Rentech Boiler Systems
One day at a time.
That’s how Jack Rentz says he grew what he envisioned to be a small boutique supplier into a global leader in the boiler manufacturing industry.
After 21 years working in the industry, Rentz went out on his own to open Rentech Boiler Systems in July of 1994, and his first customer came along on Labor Day weekend that year – an engineering firm in Tokyo. Next thing he knew, he had customers in Taiwan and Korea as well. And now, Rentech Boiler Systems includes two associated companies – Rentech Boiler Services and Frontier Welded Products – with a total of 325 employees and customers in 33 countries.
“Within two years of opening, the market just took off,” Rentz said. “If I could claim credit for timing, I would, but it just happened. I was in the right place at the right time. It was totally unexpected.”
The luck of timing aside, a reputation for quality cemented Rentech’s position in the market. Rentech’s registered trademark tag line is “Boilers for people who know and care.” That came about because Rentz realized many of his competitors really didn’t care and were only looking at dollars. He was interested in marketing to people “who pay for quality and recognize it when they see it.”
Today, Rentz is mostly retired, but that reputation for quality also helped him find his successor. About 13 years ago, Mark Colman, now Rentech’s president, was working for another company in the industry in Atlanta. A mutual friend connected him with Rentz, who was looking for a vice president of operations.
“Rentech had a very good reputation in the industry,” Colman said. “Jack had a good reputation, and he was known for having good products. When I came to Abilene and interviewed, I saw they also had a very good process. What they were doing then, and what we are doing now, I never would have expected to see in Abilene.”
Colman moved to Abilene and took over operations in 2005 and was named president in 2016 when Rentz retired. In the time since he arrived, Rentech’s revenue has approximately doubled. The company also has found ways to build and ship even larger boilers, through using trailers and shipping things partially assembled. Exports are about 50 percent of their business, and their customers include familiar names like Valero, ExxonMobil, Phillips 66, Harvard University, Yale University, Cornell University, University of Massachusetts and several other Ivy League universities.
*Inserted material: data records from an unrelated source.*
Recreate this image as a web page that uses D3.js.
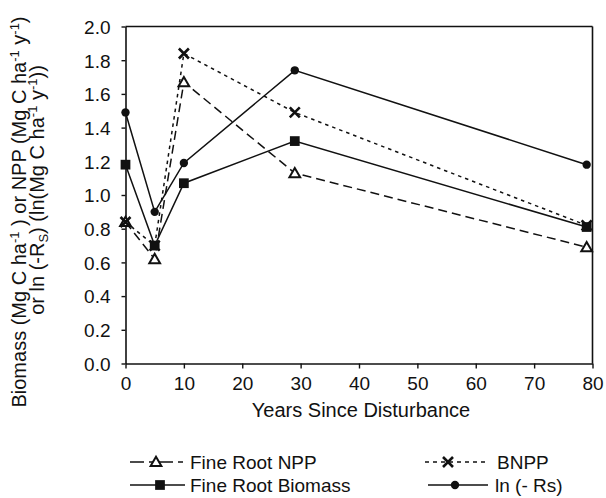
<!DOCTYPE html>
<html><head><meta charset="utf-8">
<script src="https://cdn.jsdelivr.net/npm/d3@7"></script>
<style>
html,body{margin:0;padding:0;background:#fff;}
svg text{font-family:"Liberation Sans",Arial,Helvetica,sans-serif;fill:#111;}
</style></head>
<body><svg id="chart" width="606" height="498"></svg>
<script>
const years = [0, 5, 10, 29, 79];
const fineRootNPP = [0.84, 0.62, 1.67, 1.13, 0.69];
const bnpp = [0.84, 0.70, 1.84, 1.49, 0.82];
const fineRootBiomass = [1.18, 0.70, 1.07, 1.32, 0.81];
const lnRs = [1.49, 0.90, 1.19, 1.74, 1.18];
const xTicks = [0, 10, 20, 30, 40, 50, 60, 70, 80];
const yTicks = [0, 0.2, 0.4, 0.6, 0.8, 1.0, 1.2, 1.4, 1.6, 1.8, 2.0];

const svg = d3.select("#chart");
const L = 125.5, R = 592.5, T = 26.5, B = 363.5;
const x = d3.scaleLinear().domain([0, 80]).range([L, R]);
const y = d3.scaleLinear().domain([0, 2]).range([B, T]);
const ink = "#111";

// frame top/right
svg.append("line").attr("x1", L).attr("x2", R).attr("y1", T).attr("y2", T).attr("stroke", ink).attr("stroke-width", 1.6);
svg.append("line").attr("x1", R).attr("x2", R).attr("y1", T).attr("y2", B).attr("stroke", ink).attr("stroke-width", 1.6);

const xAxis = svg.append("g").attr("transform", `translate(0,${B})`)
  .call(d3.axisBottom(x).tickValues(xTicks).tickFormat(d3.format("d")).tickSize(5).tickSizeOuter(0));
const yAxis = svg.append("g").attr("transform", `translate(${L},0)`)
  .call(d3.axisLeft(y).tickValues(yTicks).tickFormat(d3.format(".1f")).tickSize(4).tickSizeOuter(0));
[xAxis, yAxis].forEach(g => {
  g.select(".domain").attr("stroke", ink).attr("stroke-width", 1.6);
  g.selectAll(".tick line").attr("stroke", ink).attr("stroke-width", 1.4);
  g.selectAll(".tick text").attr("font-size", 19).attr("font-family", "Liberation Sans, Arial, sans-serif").attr("fill", ink);
});
xAxis.selectAll(".tick text").attr("dy", "0").attr("y", 26.5);
yAxis.selectAll(".tick text").attr("x", -15).attr("dy", "0.36em");

// axis titles
svg.append("text").attr("x", (L + R) / 2 + 2).attr("y", 417).attr("text-anchor", "middle")
  .attr("font-size", 20).text("Years Since Disturbance");

function richText(sel, parts) {
  parts.forEach(p => {
    const t = sel.append("tspan").text(p.t);
    if (p.sup) t.attr("font-size", 13).attr("baseline-shift", "55%");
    if (p.sub) t.attr("font-size", 13).attr("baseline-shift", "-30%");
  });
}
const yt1 = svg.append("text").attr("transform", "translate(25.5,212) rotate(-90)")
  .attr("text-anchor", "middle").attr("font-size", 20);
richText(yt1, [{t: "Biomass (Mg C ha"}, {t: "-1", sup: 1}, {t: " ) or NPP (Mg C ha"}, {t: "-1", sup: 1}, {t: "  y"}, {t: "-1", sup: 1}, {t: ")"}]);
const yt2 = svg.append("text").attr("transform", "translate(44,190) rotate(-90)")
  .attr("text-anchor", "middle").attr("font-size", 20);
richText(yt2, [{t: "or ln (-R"}, {t: "S", sub: 1}, {t: ") (ln(Mg C ha"}, {t: "-1", sup: 1}, {t: " y"}, {t: "-1", sup: 1}, {t: "))"}]);

// series
const series = [
  {name: "Fine Root NPP", vals: fineRootNPP, dash: "9,5", marker: "tri"},
  {name: "BNPP", vals: bnpp, dash: "3.5,4", marker: "x"},
  {name: "Fine Root Biomass", vals: fineRootBiomass, dash: null, marker: "sq"},
  {name: "ln (- Rs)", vals: lnRs, dash: null, marker: "dot"}
];
const line = d3.line().x(d => x(d[0])).y(d => y(d[1]));

function marker(g, type, cx, cy) {
  if (type === "tri") {
    g.append("path").attr("d", d3.symbol().type(d3.symbolTriangle).size(50)())
      .attr("transform", `translate(${cx},${cy + 1})`).attr("fill", "#fff").attr("stroke", ink).attr("stroke-width", 2);
  } else if (type === "sq") {
    g.append("path").attr("d", d3.symbol().type(d3.symbolSquare).size(95)())
      .attr("transform", `translate(${cx},${cy})`).attr("fill", ink);
  } else if (type === "dot") {
    g.append("path").attr("d", d3.symbol().type(d3.symbolCircle).size(55)())
      .attr("transform", `translate(${cx},${cy})`).attr("fill", ink);
  } else if (type === "x") {
    const s = 5;
    g.append("path").attr("d", `M${cx - s},${cy - s}L${cx + s},${cy + s}M${cx - s},${cy + s}L${cx + s},${cy - s}`)
      .attr("stroke", ink).attr("stroke-width", 2.6).attr("fill", "none");
  }
}

const plot = svg.append("g");
series.forEach(s => {
  const pts = years.map((yr, i) => [yr, s.vals[i]]);
  plot.append("path").attr("d", line(pts)).attr("fill", "none").attr("stroke", ink)
    .attr("stroke-width", 1.5).attr("stroke-dasharray", s.dash);
});
series.forEach(s => {
  const g = plot.append("g");
  years.forEach((yr, i) => marker(g, s.marker, x(yr), y(s.vals[i])));
});

// legend
const legendItems = [
  {s: series[0], x0: 130, x1: 183, mx: 156, tx: 190, ty: 469, dash: "14,5,5,5"},
  {s: series[2], x0: 130, x1: 185, mx: 160, tx: 190, ty: 492, dash: null},
  {s: series[1], x0: 425, x1: 487, mx: 448, tx: 497, ty: 469, dash: "4,4"},
  {s: series[3], x0: 428, x1: 488, mx: 455, tx: 495, ty: 492, dash: null}
];
const lg = svg.append("g");
legendItems.forEach(it => {
  lg.append("line").attr("x1", it.x0).attr("x2", it.x1).attr("y1", it.ty - 7).attr("y2", it.ty - 7)
    .attr("stroke", ink).attr("stroke-width", 1.5).attr("stroke-dasharray", it.dash);
  marker(lg, it.s.marker, it.mx, it.ty - 7);
  lg.append("text").attr("x", it.tx).attr("y", it.ty).attr("font-size", 19).text(it.s.name);
});
</script></body></html>
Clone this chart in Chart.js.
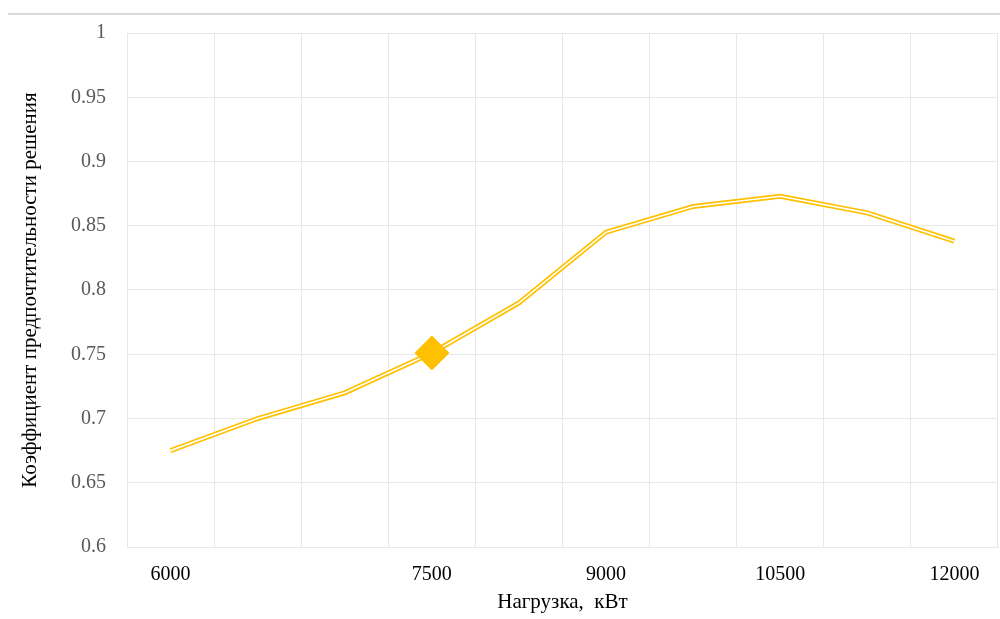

Although Abilene might seem an unlikely spot for such an operation, Rentz said a smaller city has it advantages.
“It’s easier to make things happen in a smaller town,” he said “Everything we need, there’s somebody in Abilene who provides it. And if you live here long enough, you know who to call. The people here have a good work ethic too. We have an employee who just retired in December who worked for me since 1977. Several people have spent their entire career in industry with us. People don’t bounce around. “
In his retirement, Rentz demonstrates his Abilene commitment by serving on the city council. He’s also heavily involved with the Texas Trails Council of Boy Scouts of America.
“I need something to do, and I wanted to stay active in community,” he said of his decision to run for the city council. “It’s a good time in my life to do it.”